L’impression générale pour moi du spectacle, c’est que, bien que le peuple noir ait toutes les raisons d’avoir des rancunes, une rancoeur profonde, il y a comme une honte, comme un empêchement à avoir cette rancune ou cette rancoeur. Cela m’a fait penser à une phrase qu’on trouve dans Monnè, Outrages et Défis d’Ahmadou Kourouma  » Il nous a toujours manqué de savoir haïr et de croire que des malédictions des autres pouvait naître notre bonheur « …
Ahmadou Kourouma, je le connais bien, c’est d’ailleurs un auteur que j’admire beaucoup. Je ressens un peu la même chose. C’est ce que j’appelle le sentiment de vaincu. Entendons-nous bien, je travaille depuis plusieurs années sur cette notion ; être vaincu, pour moi, ce n’est pas être vaincu au sens guerrier, de conquête. Je dis toujours que les Africains n’ont jamais envisagé la conquête ; ils se sont fait la guerre entre eux, il y a eu de grands empires mais aussi des choses exécrables, mais jamais ils n’ont envisagé d’aller conquérir ailleurs que chez eux. Pour moi c’est fondamental dans la compréhension de nos sentiments. Si on ne comprend pas cela on ne peut pas comprendre en quoi notre rapport à l’Occident est parfois décalé. C’est l’une des raisons pour lesquelles j’ai abandonné l’agronomie et toutes les notions de développement ; je me suis rendu compte qu’il y avait une impossibilité fondamentale qui n’était pas du tout culturelle. Elle était de fait. Moi, mes parents ne m’ont jamais donné l’envie d’avoir de la haine. Ce sont eux qui ont connu la colonisation et non moi.
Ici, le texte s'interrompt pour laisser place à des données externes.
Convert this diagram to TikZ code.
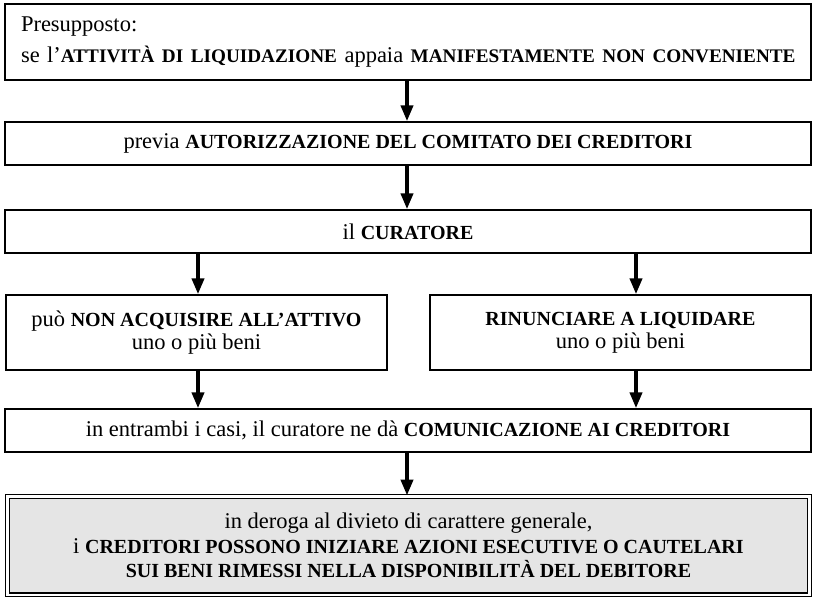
\documentclass[tikz,border=0pt]{standalone}
\usepackage{fontspec}
\setmainfont{Liberation Serif}
\usepackage{tikz}
\usetikzlibrary{shapes, arrows.meta, positioning, calc}

% bold key words are set a little smaller than the running text
\newcommand{\kw}[2][20]{{\fontsize{#1}{24}\selectfont\bfseries #2}}

\tikzset{
  box/.style={draw, line width=1.4pt, rectangle, inner sep=0pt, align=center,
    font=\fontsize{22.5}{23}\selectfont},
  wide/.style={box, minimum width=806pt, minimum height=43pt},
  half/.style={box, minimum width=381pt, minimum height=75pt},
  flow/.style={line width=3.8pt, -{Triangle[length=16pt, width=12pt]}}
}

\begin{document}
\begin{tikzpicture}[x=1pt, y=-1pt]
  \useasboundingbox (0, 0) rectangle (815, 598);

  \node[box, minimum width=806pt, minimum height=76pt, text width=774pt, inner xsep=16pt, align=left,
    font=\fontsize{22.5}{31}\selectfont] (presup) at (408, 42)
    {Presupposto:\\\mbox{se l'\kw[19.2]{ATTIVITÀ DI LIQUIDAZIONE} appaia \kw[19.2]{MANIFESTAMENTE NON CONVENIENTE}}};
  \node[wide] (autor) at (408, 143.5) {previa \kw{AUTORIZZAZIONE DEL COMITATO DEI CREDITORI}};
  \node[wide] (curat) at (408, 231.5) {il \kw{CURATORE}};
  \node[half] (nonacq) at (196.5, 332.5) {può \kw{NON ACQUISIRE ALL'ATTIVO}\\uno o più beni};
  \node[half] (rinun) at (620.5, 332.5) {\kw{RINUNCIARE A LIQUIDARE}\\uno o più beni};
  \node[wide] (comun) at (408, 430.5) {in entrambi i casi, il curatore ne dà \kw{COMUNICAZIONE AI CREDITORI}};
  \node[box, double, double distance=2.5pt, fill=gray!20, minimum width=802pt, minimum height=98.5pt,
    font=\fontsize{22.5}{24.5}\selectfont] (deroga) at (408.5, 545.5)
    {in deroga al divieto di carattere generale,\\
     i \kw{CREDITORI POSSONO INIZIARE AZIONI ESECUTIVE O CAUTELARI}\\
     \kw{SUI BENI RIMESSI NELLA DISPONIBILITÀ DEL DEBITORE}};

  \draw[flow] ([xshift=-1pt]presup.south) -- ([xshift=-1pt]autor.north);
  \draw[flow] ([xshift=-1pt]autor.south) -- ([xshift=-1pt]curat.north);
  \draw[flow] (nonacq.north |- curat.south) ++(1.5, 0) -- ([xshift=1.5pt]nonacq.north);
  \draw[flow] (rinun.north |- curat.south) ++(15.5, 0) -- ([xshift=15.5pt]rinun.north);
  \draw[flow] ([xshift=1.5pt]nonacq.south) -- ([xshift=1.5pt]nonacq.south |- comun.north);
  \draw[flow] ([xshift=15.5pt]rinun.south) -- ([xshift=15.5pt]rinun.south |- comun.north);
  \draw[flow] ([xshift=-1pt]comun.south) -- ([xshift=-1.5pt]deroga.north);
\end{tikzpicture}
\end{document}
Quel est votre prochain spectacle ?
Je prépare beaucoup de choses. A l’occasion de la fermeture de la Maison de la Culture de Grenoble, je prépare un projet à la rentrée qui s’appelle L’Adieu au siècle. On a demandé à quarante-cinq auteurs du monde entier d’écrire des textes pour la ville de Grenoble et le Département qui vont être joués pendant dix jours dans une espèce de festival. Ensuite j’attaque deux Brecht que j’ai travaillés avec Lavaudant, une tournée européenne. Après j’ai une création personnelle avec La Révolte des Anges d’Enzo Cormann qui met en jeu Basquiat, le peintre new yorkais d’origine haïtienne, Chet Baker le jazzman et Koltès. La musique sera composée par Padovani.